POWER LAW MODELS FOR ROCKFALL FREQUENCY-MAGNITUDE DISTRIBUTIONS: REVIEW AND IDENTIFICATION OF FACTORS THAT INFLUENCE THE SCALING EXPONENT

Fitting a power law to a rockfall frequency-magnitude distribution is a common tool for summarizing the shape of the distribution. The slope of the power law (i.e., the scaling exponent) has implications for the relative contribution of small and large rockfall volumes to overall activity and provides the basis for comparisons among inventories, estimation of recurrence intervals, and study of geomorphic processes.

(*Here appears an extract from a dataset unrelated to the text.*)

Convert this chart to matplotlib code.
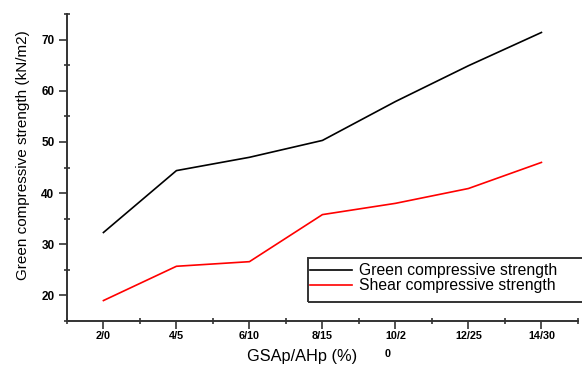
import numpy as np
import matplotlib.pyplot as plt
from matplotlib.patches import Rectangle
from matplotlib.ticker import MultipleLocator

plt.rcParams['font.family'] = ['Liberation Sans', 'DejaVu Sans']

# data
ratios = ["2/0", "4/5", "6/10", "8/15", "10/2\n0", "12/25", "14/30"]
green = [32.3, 44.4, 47.0, 50.3, 57.9, 64.9, 71.4]
shear = [19.0, 25.7, 26.6, 35.8, 38.0, 40.9, 46.0]

fig = plt.figure(figsize=(5.82, 3.65), dpi=100)
ax = fig.add_axes([0.115, 0.1205, 0.878, 0.841])

x = np.arange(len(ratios))
ax.plot(x, green, color="black", lw=1.2, label="Green compressive strength")
ax.plot(x, shear, color="#ff0000", lw=1.2, label="Shear compressive strength")

ax.set_xlim(-0.5, 6.5)
ax.set_ylim(15, 75)
ax.set_xticks(x)
ax.set_xticklabels(ratios, fontsize=7.8, fontweight="bold")
ax.xaxis.set_minor_locator(MultipleLocator(0.5))
ax.yaxis.set_major_locator(MultipleLocator(10))
ax.yaxis.set_minor_locator(MultipleLocator(5))
for lab in ax.get_xticklabels():
    lab.set_verticalalignment("top")
    lab.set_linespacing(1.9)
    lab.set_multialignment("left")
for lab in ax.get_yticklabels():
    lab.set_fontsize(8.5)
    lab.set_fontweight("bold")

for s in ["top", "right"]:
    ax.spines[s].set_visible(False)
for s in ["left", "bottom"]:
    ax.spines[s].set_color("#333333")
    ax.spines[s].set_linewidth(1.4)
ax.tick_params(which="major", direction="out", length=6, width=1.2, color="#333333")
ax.tick_params(axis="x", which="major", pad=1.5)
ax.tick_params(axis="y", which="major", pad=3)
ax.tick_params(which="minor", direction="inout", length=5, width=1.2, color="#333333")

ax.set_ylabel("Green compressive strength (kN/m2)", fontsize=11)
ax.yaxis.set_label_coords(-0.072, 0.54)
ax.set_xlabel("GSAp/AHp (%)", fontsize=11.8)
ax.xaxis.set_label_coords(0.46, -0.09)

# legend box, runs off the right edge like the original
fig.patches.append(Rectangle((0.529, 0.173), 0.5, 0.12, transform=fig.transFigure,
                             fill=False, edgecolor="#333333", lw=1.4))
ax.legend(loc="upper left", bbox_to_anchor=(0.527, 0.288), bbox_transform=fig.transFigure,
          frameon=False, fontsize=11.3, handlelength=2.7, handletextpad=0.4,
          borderpad=0.2, labelspacing=0.0, borderaxespad=0)

fig.savefig("out.png", dpi=100)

While the frequency-magnitude relationship is often used to summarize rockfall inventories, uncertainty remains regarding which variables control the shape of the distribution by affecting either rockfall processes directly (i.e., physical and environmental factors) or our measurement of the rockfall processes (i.e., systematic factors related to the methods chosen). In addition, the current literature lacks concise summaries of background on the frequency-magnitude distribution for rockfalls and power law fitting. To help address these knowledge gaps, we first briefly review the rockfall frequency literature to collect the basic concepts, methods, and applications of the rockfall frequency-magnitude curve in one place. Following this, we present a new meta-analysis of 46 rockfall inventories using Analysis of Variance and Regression to test the influences of 11 independent physical and systematic factors on the slope of the power law. Notable relationships with the scaling exponent were observed for rockmass condition, geology, and maximum inventory volume. Other factors, such as climate, data collection frequency, and data collection method also appear to have some influence on the scaling exponent, though the evidence from this study is more nuanced. In line with previous work, this study reinforces the importance of sampling large volumes for obtaining an accurate distribution, along with the tradeoffs present among spatial resolution, temporal resolution, and temporal extent when developing rockfall inventories. We conclude with discussion of the implications of these results for future rockfall studies.